> [Supplied material]

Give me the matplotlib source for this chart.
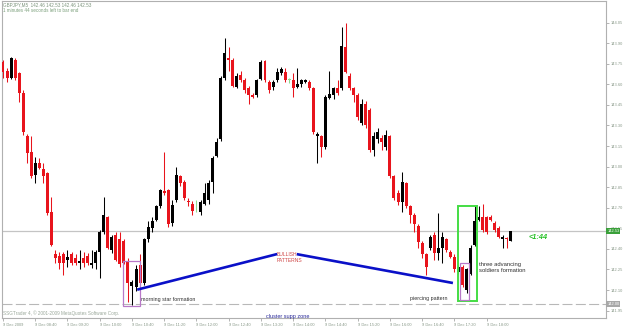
import numpy as np
import matplotlib.pyplot as plt
from matplotlib.patches import Rectangle
import matplotlib.transforms as mtransforms

# GBPJPY M5, 9 Dec 2009, bars from 08:00
opens = [
    143.76, 143.70, 143.65, 143.78, 143.68, 143.54, 143.22, 143.11, 142.94, 143.03,
    142.98, 142.95, 142.67, 142.36, 142.35, 142.36, 142.32, 142.36, 142.33, 142.30,
    142.33, 142.35, 142.28, 142.30, 142.38, 142.52, 142.63, 142.39, 142.50, 142.47,
    142.46, 142.31, 142.13, 142.12, 142.28, 142.15, 142.47, 142.55, 142.61, 142.71,
    142.82, 142.83, 142.59, 142.76, 142.93, 142.89, 142.75, 142.73, 142.71, 142.67,
    142.73, 142.76, 142.89, 143.08, 143.20, 143.65, 143.79, 143.78, 143.58, 143.67,
    143.63, 143.57, 143.52, 143.52, 143.64, 143.77, 143.62, 143.58, 143.63, 143.68,
    143.69, 143.63, 143.63, 143.58, 143.60, 143.62, 143.62, 143.57, 143.22, 143.22,
    143.14, 143.50, 143.52, 143.57, 143.57, 143.87, 143.66, 143.57, 143.52, 143.32,
    143.46, 143.41, 143.12, 143.20, 143.21, 143.14, 143.22, 142.93, 142.81, 142.74,
    142.88, 142.71, 142.65, 142.57, 142.44, 142.36, 142.41, 142.50, 142.37, 142.41,
    142.47, 142.38, 142.34, 142.23, 142.27, 142.10, 142.22, 142.43, 142.61, 142.63,
    142.63, 142.63, 142.59, 142.55, 142.47, 142.48, 142.46]
highs = [
    143.78, 143.72, 143.80, 143.79, 143.69, 143.56, 143.24, 143.22, 143.07, 143.06,
    143.03, 142.96, 142.78, 142.39, 142.38, 142.38, 142.39, 142.38, 142.36, 142.39,
    142.38, 142.37, 142.39, 142.39, 142.54, 142.78, 142.64, 142.50, 142.52, 142.52,
    142.47, 142.33, 142.17, 142.28, 142.36, 142.48, 142.60, 142.63, 142.72, 142.84,
    143.11, 142.84, 142.76, 143.00, 142.94, 142.90, 142.77, 142.75, 142.76, 142.76,
    142.88, 142.90, 143.08, 143.21, 143.66, 143.94, 143.87, 143.79, 143.68, 143.70,
    143.65, 143.59, 143.54, 143.64, 143.78, 143.78, 143.63, 143.63, 143.72, 143.73,
    143.72, 143.65, 143.68, 143.72, 143.64, 143.64, 143.63, 143.58, 143.25, 143.23,
    143.52, 143.70, 143.58, 143.63, 144.02, 144.05, 143.68, 143.58, 143.54, 143.49,
    143.48, 143.43, 143.25, 143.28, 143.23, 143.27, 143.23, 142.94, 142.83, 142.96,
    142.89, 142.72, 142.66, 142.58, 142.46, 142.37, 142.50, 142.52, 142.66, 142.52,
    142.48, 142.39, 142.36, 142.28, 142.28, 142.26, 142.43, 142.71, 142.71, 142.73,
    142.64, 142.65, 142.60, 142.57, 142.50, 142.49, 142.53]
lows = [
    143.65, 143.62, 143.64, 143.63, 143.47, 143.23, 143.03, 142.92, 142.88, 142.98,
    142.88, 142.65, 142.42, 142.30, 142.25, 142.21, 142.27, 142.28, 142.28, 142.25,
    142.27, 142.28, 142.26, 142.25, 142.19, 142.51, 142.40, 142.37, 142.31, 142.27,
    142.29, 142.01, 141.99, 142.09, 142.14, 142.14, 142.45, 142.52, 142.60, 142.70,
    142.79, 142.56, 142.57, 142.74, 142.86, 142.76, 142.71, 142.65, 142.67, 142.65,
    142.72, 142.73, 142.81, 143.07, 143.19, 143.63, 143.70, 143.58, 143.57, 143.62,
    143.54, 143.46, 143.50, 143.51, 143.63, 143.62, 143.54, 143.56, 143.62, 143.67,
    143.62, 143.61, 143.51, 143.57, 143.58, 143.61, 143.56, 143.24, 143.03, 143.07,
    143.13, 143.49, 143.49, 143.52, 143.56, 143.68, 143.56, 143.47, 143.34, 143.30,
    143.28, 143.11, 143.08, 143.17, 143.12, 143.12, 142.92, 142.76, 142.72, 142.67,
    142.70, 142.59, 142.52, 142.41, 142.33, 142.21, 142.39, 142.32, 142.32, 142.30,
    142.38, 142.33, 142.23, 142.22, 142.12, 142.08, 142.21, 142.42, 142.60, 142.52,
    142.51, 142.60, 142.52, 142.48, 142.41, 142.41, 142.46]
closes = [
    143.69, 143.65, 143.79, 143.65, 143.54, 143.25, 143.10, 142.93, 143.03, 142.99,
    142.93, 142.66, 142.43, 142.33, 142.30, 142.30, 142.34, 142.30, 142.30, 142.31,
    142.30, 142.30, 142.30, 142.38, 142.52, 142.65, 142.41, 142.49, 142.32, 142.29,
    142.30, 142.15, 142.16, 142.25, 142.15, 142.47, 142.56, 142.60, 142.71, 142.83,
    142.81, 142.58, 142.72, 142.94, 142.88, 142.77, 142.74, 142.68, 142.71, 142.74,
    142.81, 142.88, 143.06, 143.18, 143.65, 143.83, 143.78, 143.59, 143.66, 143.63,
    143.56, 143.52, 143.51, 143.63, 143.76, 143.63, 143.56, 143.62, 143.69, 143.71,
    143.63, 143.63, 143.57, 143.60, 143.63, 143.63, 143.57, 143.25, 143.24, 143.14,
    143.51, 143.53, 143.57, 143.54, 143.88, 143.69, 143.57, 143.52, 143.36, 143.46,
    143.30, 143.12, 143.22, 143.25, 143.18, 143.23, 142.93, 142.77, 142.74, 142.89,
    142.71, 142.65, 142.58, 142.45, 142.36, 142.27, 142.49, 142.37, 142.41, 142.49,
    142.39, 142.34, 142.25, 142.27, 142.14, 142.25, 142.41, 142.60, 142.63, 142.54,
    142.52, 142.61, 142.54, 142.49, 142.49, 142.47, 142.53]

time_ticks = [0, 8, 16, 24, 32, 40, 48, 56, 64, 72, 80, 88, 96, 104, 112, 120]
time_labels = ['9 Dec 2009', '9 Dec 08:40', '9 Dec 09:20', '9 Dec 10:00', '9 Dec 10:40',
               '9 Dec 11:20', '9 Dec 12:00', '9 Dec 12:40', '9 Dec 13:20', '9 Dec 14:00',
               '9 Dec 14:40', '9 Dec 15:20', '9 Dec 16:00', '9 Dec 16:40', '9 Dec 17:20',
               '9 Dec 18:00']
price_ticks = [141.95, 142.10, 142.25, 142.40, 142.55, 142.70, 142.85, 143.00,
               143.15, 143.30, 143.45, 143.60, 143.75, 143.90, 144.05]
support_level = 142.00

plt.rcParams['font.family'] = ['Liberation Sans', 'DejaVu Sans']

W, H = 625, 327
fig = plt.figure(figsize=(W / 100, H / 100), dpi=100)
ax = fig.add_axes([2 / W, 9 / H, 604 / W, 317 / H])

o = np.array(opens)
c = np.array(closes)
x = np.arange(len(o))
cols = np.where(c > o, '#000000', np.where(c < o, '#e8141c', '#8fdc8f'))

ax.vlines(x, lows, highs, colors=cols, lw=0.75, zorder=3)
ax.bar(x, np.maximum(np.abs(c - o), 0.006), bottom=np.minimum(o, c), width=0.74,
       color=cols, lw=0, zorder=4)

# bid line and support line
ax.axhline(c[-1], color='#c4c4c4', lw=0.9, zorder=1)
ax.axhline(support_level, color='#b8b8b8', lw=0.8, dashes=(9, 3), zorder=1)

# pattern boxes
ax.add_patch(Rectangle((29.8, 141.98), 4.2, 0.33, fill=False, ec='#b878c8', lw=0.9, zorder=5))
ax.add_patch(Rectangle((113.33, 142.03), 2.32, 0.265, fill=False, ec='#b878c8', lw=0.9, zorder=6))
ax.add_patch(Rectangle((112.9, 142.02), 4.8, 0.69, fill=False, ec='#44dd44', lw=1.4, zorder=5))

# trend lines
ax.plot([33.6, 67.7], [142.105, 142.36], color='#0a10c8', lw=1.9, zorder=5)
ax.plot([73.2, 111.3], [142.36, 142.153], color='#0a10c8', lw=1.9, zorder=5)

ax.text(68.0, 142.337, 'BULLISH\nPATTERNS', color='#d04848', fontsize=3.6,
        va='center', ha='left', linespacing=1.4)
ax.text(34.2, 142.03, 'morning star formation', color='#303030', fontsize=3.9,
        va='center', ha='left')
ax.text(101.0, 142.04, 'piercing pattern', color='#303030', fontsize=3.9,
        va='center', ha='left')
ax.text(118.1, 142.264, 'three advancing\nsoldiers formation', color='#303030',
        fontsize=4.2, va='center', ha='left', linespacing=1.3)
ax.text(65.3, 141.905, 'cluster supp zone', color='#2a2a9a', fontsize=4.0,
        va='center', ha='left')
ax.text(130.3, 142.48, '<1:44', color='#22c022', fontsize=5.3, fontweight='bold',
        fontstyle='italic', va='center', ha='left')

ax.set_xlim(-0.25, 149.6)
ax.set_ylim(141.896, 144.208)

ax.yaxis.tick_right()
ax.set_yticks(price_ticks)
ax.set_yticklabels(['%.2f' % p for p in price_ticks])
ax.set_xticks(time_ticks)
ax.set_xticklabels(time_labels, ha='left')
ax.tick_params(axis='both', colors='#a8a8a8', labelcolor='#8a9a8a', labelsize=2.9,
               length=2, width=0.6, pad=1.5)

# price boxes on the right scale
trans = mtransforms.blended_transform_factory(ax.transAxes, ax.transData)
ax.text(1.002, c[-1], '%.2f' % c[-1], transform=trans, fontsize=2.9, color='white',
        va='center', ha='left', clip_on=False,
        bbox=dict(boxstyle='square,pad=0.25', fc='#3aa03a', ec='none'))
ax.text(1.002, support_level, '%.2f' % support_level, transform=trans, fontsize=2.9,
        color='white', va='center', ha='left', clip_on=False,
        bbox=dict(boxstyle='square,pad=0.25', fc='#a8a8a8', ec='none'))

for s in ax.spines.values():
    s.set_color('#b0b0b0')
    s.set_linewidth(0.8)

fig.text(3 / W, 1 - 5 / H, 'GBPJPY,M5  142.46 142.53 142.46 142.53', color='#7c947c',
         fontsize=3.3, va='center', ha='left')
fig.text(3 / W, 1 - 11 / H, '1 minutes 44 seconds left to bar end', color='#7ca07c',
         fontsize=3.3, va='center', ha='left')
fig.text(3 / W, 1 - 313 / H, 'SSGTrader 4, \u00a9 2001-2009 MetaQuotes Software Corp.',
         color='#9aa89a', fontsize=3.3, va='center', ha='left')

fig.savefig('out.png', dpi=100)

> [What you should do] Exactly restate the lines from the beginning of the data through the line with "import matplotlib.transforms as mtransforms", and no others, keeping pictures out.

> [Solution for this exercise]
Give me the matplotlib source for this chart.
import numpy as np
import matplotlib.pyplot as plt
from matplotlib.patches import Rectangle
import matplotlib.transforms as mtransforms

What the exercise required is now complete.